Source excerpt:

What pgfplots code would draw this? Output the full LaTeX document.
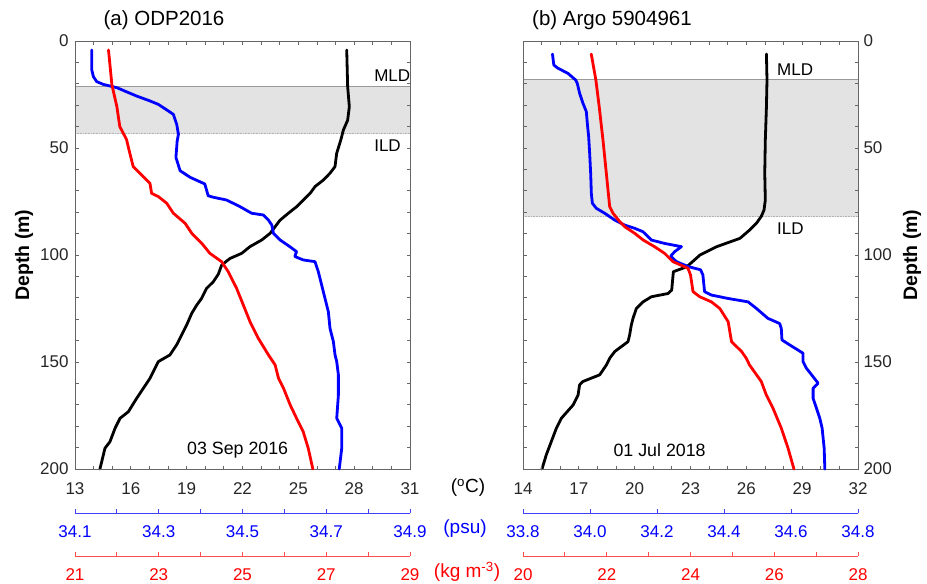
\documentclass[border=0pt]{standalone}
\usepackage{pgfplots}
\pgfplotsset{compat=1.18}
\usepackage{fontspec}
\setmainfont{Liberation Sans}

\newcommand{\tfs}{\fontsize{17}{20}\selectfont}
\newcommand{\ufs}{\fontsize{19}{22}\selectfont}

\pgfplotsset{
  mainax/.style={scale only axis, width=335pt, height=428pt, ymin=0, ymax=200, y dir=reverse, clip=false},
  hid/.style={mainax, hide axis},
  frameax/.style={mainax, ytick={0,50,...,200}, minor y tick num=4, tick align=inside,
    major tick length=3.5pt, minor tick length=3.5pt,
    axis line style={black!60, line width=0.8pt}, tick style={black!60, line width=0.8pt},
    tick label style={font=\tfs, text=black!85}, /pgf/number format/assume math mode=true,
    axis on top, xticklabel style={yshift=-10pt}},
  scaleax/.style={scale only axis, width=335pt, height=10pt, ymin=0, ymax=1, hide y axis,
    axis x line*=bottom, xtick align=inside, major tick length=4.3pt, minor tick length=4.3pt,
    scaled x ticks=false, tick label style={font=\tfs}, xticklabel style={yshift=-9pt},
    /pgf/number format/assume math mode=true},
  salax/.style={scaleax, axis line style={blue!75, line width=0.8pt}, tick style={blue!75, line width=0.8pt},
    xticklabel style={text=blue}, /pgf/number format/.cd, fixed, fixed zerofill, precision=1},
  denax/.style={scaleax, axis line style={red!70, line width=0.8pt}, tick style={red!70, line width=0.8pt},
    xticklabel style={text=red}},
  curve/.style={line width=2.8pt, line join=round, line cap=round},
}

\begin{document}
\begin{tikzpicture}
\path[use as bounding box] (0pt,0pt) rectangle (927pt,-584pt);

% ================= LEFT PANEL =================
\begin{axis}[frameax, at={(75pt,-469pt)}, anchor=south west, xmin=13, xmax=31,
  xtick={13,16,...,31}, minor x tick num=2, yticklabel style={xshift=-3pt}]
\fill[gray!22] (axis cs:13,21.3) rectangle (axis cs:31,43.3);
\draw[gray!80, line width=0.6pt] (axis cs:13,21.3) -- (axis cs:31,21.3);
\draw[gray!60, densely dotted, line width=0.6pt] (axis cs:13,43.3) -- (axis cs:31,43.3);
\addplot[curve, black] coordinates {(27.60,4.2)(27.65,21.3)(27.74,30.7)(27.65,37)(27.42,41.6)(27.28,46.3)(27.06,52.5)(26.97,58.7)(26.70,61.8)(26.34,65)(25.90,68)(25.63,71.2)(25.27,74.3)(24.91,77.4)(24.46,80.5)(24.02,83.7)(23.75,86.8)(23.48,89.9)(23.03,93)(22.40,96.1)(21.96,99.2)(21.33,101.6)(20.88,104.7)(20.70,109)(20.43,112.5)(20.07,115.6)(19.80,120.3)(19.54,123.4)(19.27,127.3)(19.00,132.7)(18.73,137.4)(18.46,142)(18.10,146.7)(17.48,149.8)(17.30,152.9)(17.03,157.6)(16.67,162.3)(16.31,167)(15.87,173.2)(15.42,176.3)(15.15,181)(14.88,187.2)(14.61,190.3)(14.34,200)};
\node[anchor=west, inner sep=0, font=\tfs] at (axis cs:29.07,16.2) {MLD};
\node[anchor=west, inner sep=0, font=\tfs] at (axis cs:29.07,49) {ILD};
\node[inner sep=0, font=\fontsize{17.8}{20}\selectfont] at (axis cs:21.74,191) {03 Sep 2016};
\end{axis}

\begin{axis}[hid, at={(75pt,-469pt)}, anchor=south west, xmin=34.1, xmax=34.9]
\addplot[curve, blue] coordinates {(34.140,4.2)(34.140,13.5)(34.144,16.7)(34.152,19)(34.168,20.3)(34.200,21.8)(34.219,23.4)(34.247,25.7)(34.279,28)(34.299,29.6)(34.323,32.7)(34.335,34.3)(34.343,39)(34.347,43.6)(34.344,46.7)(34.341,54.4)(34.351,60.6)(34.375,63.7)(34.410,66.8)(34.418,72.3)(34.430,73)(34.462,74.3)(34.494,77.4)(34.522,80.5)(34.550,81.3)(34.562,83.7)(34.570,86)(34.574,89.9)(34.590,93)(34.613,96.1)(34.629,98.4)(34.625,100.7)(34.645,102.3)(34.673,103.1)(34.681,107.8)(34.689,114)(34.697,120.3)(34.705,126.5)(34.709,134.3)(34.717,140.5)(34.721,146.7)(34.725,149.8)(34.729,156)(34.729,165.4)(34.725,176.3)(34.737,181)(34.737,190.3)(34.731,200)};
\end{axis}

\begin{axis}[hid, at={(75pt,-469pt)}, anchor=south west, xmin=21, xmax=29]
\addplot[curve, red] coordinates {(21.80,4.2)(21.88,20.3)(22.00,30.7)(22.07,40)(22.23,46)(22.31,52.5)(22.39,58.7)(22.55,61.8)(22.79,66.5)(22.83,71.2)(22.99,72.7)(23.19,75.8)(23.35,80.5)(23.63,85.2)(23.79,89.9)(24.03,94.6)(24.22,99.2)(24.50,103.1)(24.66,107.8)(24.86,115.6)(25.02,123.4)(25.18,131.2)(25.38,139)(25.62,146.7)(25.78,151.4)(25.86,157.6)(25.98,162.3)(26.14,170.1)(26.33,177.9)(26.45,182.6)(26.57,190.3)(26.68,200)};
\end{axis}

\begin{axis}[salax, at={(75pt,-513pt)}, anchor=south west, xmin=34.1, xmax=34.9,
  xtick={34.1,34.3,34.5,34.7,34.9}, minor xtick={34.2,34.4,34.6,34.8}]
\end{axis}
\begin{axis}[denax, at={(75pt,-556pt)}, anchor=south west, xmin=21, xmax=29,
  xtick={21,23,25,27,29}, minor xtick={22,24,26,28}]
\end{axis}

% ================= RIGHT PANEL =================
\begin{axis}[frameax, at={(523pt,-469pt)}, anchor=south west, xmin=14, xmax=32,
  xtick={14,17,...,32}, minor x tick num=2, yticklabel pos=right, yticklabel style={xshift=2pt}]
\fill[gray!22] (axis cs:14,17.8) rectangle (axis cs:32,82.1);
\draw[gray!80, line width=0.6pt] (axis cs:14,17.8) -- (axis cs:32,17.8);
\draw[gray!60, densely dotted, line width=0.6pt] (axis cs:14,82.1) -- (axis cs:32,82.1);
\addplot[curve, black] coordinates {(27.08,6.1)(27.11,18.2)(27.08,30.7)(27.02,46.3)(26.99,61.8)(27.02,74.3)(26.95,79)(26.80,82)(26.54,85.2)(26.18,88.3)(25.66,92.2)(24.41,96.1)(23.51,100)(22.80,105.5)(22.08,107.8)(21.99,116.4)(21.79,118)(20.90,119.5)(20.45,121.9)(20.09,125)(19.91,129.6)(19.82,132.7)(19.73,137.4)(19.64,140.5)(18.93,145.1)(18.66,148.2)(18.48,151.4)(18.12,156)(17.22,159.1)(17.04,160.7)(16.96,165.4)(16.69,170.1)(16.06,176.3)(15.79,181)(15.52,187.2)(15.25,193.4)(15.02,200)};
\node[anchor=west, inner sep=0, font=\tfs] at (axis cs:27.65,13.6) {MLD};
\node[anchor=west, inner sep=0, font=\tfs] at (axis cs:27.65,87.9) {ILD};
\node[inner sep=0, font=\fontsize{17.8}{20}\selectfont] at (axis cs:21.34,191) {01 Jul 2018};
\end{axis}

\begin{axis}[hid, at={(523pt,-469pt)}, anchor=south west, xmin=33.8, xmax=34.8]
\addplot[curve, blue] coordinates {(33.888,6.1)(33.892,11.2)(33.904,12.7)(33.934,15.1)(33.957,18.2)(33.962,19.8)(33.969,24.4)(33.979,29.1)(33.989,33)(33.992,38.5)(33.996,44.7)(33.999,52.5)(34.002,61.8)(34.004,71.2)(34.007,75.8)(34.019,78.2)(34.044,80.5)(34.074,83.7)(34.103,86)(34.133,87.5)(34.158,89.1)(34.173,91.4)(34.183,93)(34.223,94.6)(34.273,96.1)(34.253,98.4)(34.241,100.5)(34.258,103.1)(34.293,105.4)(34.330,106.9)(34.337,109.3)(34.342,117.1)(34.362,118.7)(34.412,120.3)(34.472,121.9)(34.497,125)(34.531,129.6)(34.566,132)(34.571,134.3)(34.573,139.7)(34.596,142)(34.636,145.9)(34.636,149.8)(34.646,152.9)(34.681,159.9)(34.666,162.3)(34.666,167)(34.676,171.6)(34.686,176.3)(34.693,181)(34.699,190.3)(34.701,200)};
\end{axis}

\begin{axis}[hid, at={(523pt,-469pt)}, anchor=south west, xmin=20, xmax=28]
\addplot[curve, red] coordinates {(21.63,6.1)(21.74,18.2)(21.82,30.7)(21.91,46.3)(21.99,61.8)(22.07,77.4)(22.15,80.5)(22.31,84.4)(22.43,86.8)(22.67,89.9)(22.87,93)(23.14,96.1)(23.38,99.2)(23.58,103.1)(23.94,106.2)(24.00,109.3)(24.06,117.1)(24.22,119.5)(24.50,121.9)(24.70,125)(24.90,131.2)(24.94,135.9)(24.98,140.5)(25.22,145.1)(25.33,148.2)(25.41,151.4)(25.69,159.1)(25.81,165.4)(25.97,171.6)(26.17,181)(26.33,190.3)(26.47,200)};
\end{axis}

\begin{axis}[salax, at={(523pt,-513pt)}, anchor=south west, xmin=33.8, xmax=34.8,
  xtick={33.8,34.0,34.2,34.4,34.6,34.8}]
\end{axis}
\begin{axis}[denax, at={(523pt,-556pt)}, anchor=south west, xmin=20, xmax=28,
  xtick={20,22,24,26,28}, minor xtick={21,23,25,27}]
\end{axis}

% ================= TEXT =================
\node[font=\fontsize{20.5}{24}\selectfont] at (164pt,-20pt) {(a) ODP2016};
\node[font=\fontsize{20.5}{24}\selectfont] at (612pt,-20pt) {(b) Argo 5904961};
\node[rotate=90, font=\fontsize{19.5}{22}\selectfont\bfseries] at (24pt,-255pt) {Depth (m)};
\node[rotate=90, font=\fontsize{19.5}{22}\selectfont\bfseries] at (912pt,-255pt) {Depth (m)};
\node[font=\ufs] at (468pt,-488pt) {(\textsuperscript{o}C)};
\node[font=\ufs, text=blue] at (465pt,-529pt) {(psu)};
\node[font=\ufs, text=red] at (467pt,-572pt) {(kg m\textsuperscript{-3})};
\end{tikzpicture}
\end{document}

Work instructions: The lines from the start of the data through the line that contains "(0pt,0pt) rectangle (927pt,-584pt);" are to be returned exactly, please, with both ends included and every picture left out.

Response:
What pgfplots code would draw this? Output the full LaTeX document.
\documentclass[border=0pt]{standalone}
\usepackage{pgfplots}
\pgfplotsset{compat=1.18}
\usepackage{fontspec}
\setmainfont{Liberation Sans}

\newcommand{\tfs}{\fontsize{17}{20}\selectfont}
\newcommand{\ufs}{\fontsize{19}{22}\selectfont}

\pgfplotsset{
  mainax/.style={scale only axis, width=335pt, height=428pt, ymin=0, ymax=200, y dir=reverse, clip=false},
  hid/.style={mainax, hide axis},
  frameax/.style={mainax, ytick={0,50,...,200}, minor y tick num=4, tick align=inside,
    major tick length=3.5pt, minor tick length=3.5pt,
    axis line style={black!60, line width=0.8pt}, tick style={black!60, line width=0.8pt},
    tick label style={font=\tfs, text=black!85}, /pgf/number format/assume math mode=true,
    axis on top, xticklabel style={yshift=-10pt}},
  scaleax/.style={scale only axis, width=335pt, height=10pt, ymin=0, ymax=1, hide y axis,
    axis x line*=bottom, xtick align=inside, major tick length=4.3pt, minor tick length=4.3pt,
    scaled x ticks=false, tick label style={font=\tfs}, xticklabel style={yshift=-9pt},
    /pgf/number format/assume math mode=true},
  salax/.style={scaleax, axis line style={blue!75, line width=0.8pt}, tick style={blue!75, line width=0.8pt},
    xticklabel style={text=blue}, /pgf/number format/.cd, fixed, fixed zerofill, precision=1},
  denax/.style={scaleax, axis line style={red!70, line width=0.8pt}, tick style={red!70, line width=0.8pt},
    xticklabel style={text=red}},
  curve/.style={line width=2.8pt, line join=round, line cap=round},
}

\begin{document}
\begin{tikzpicture}
\path[use as bounding box] (0pt,0pt) rectangle (927pt,-584pt);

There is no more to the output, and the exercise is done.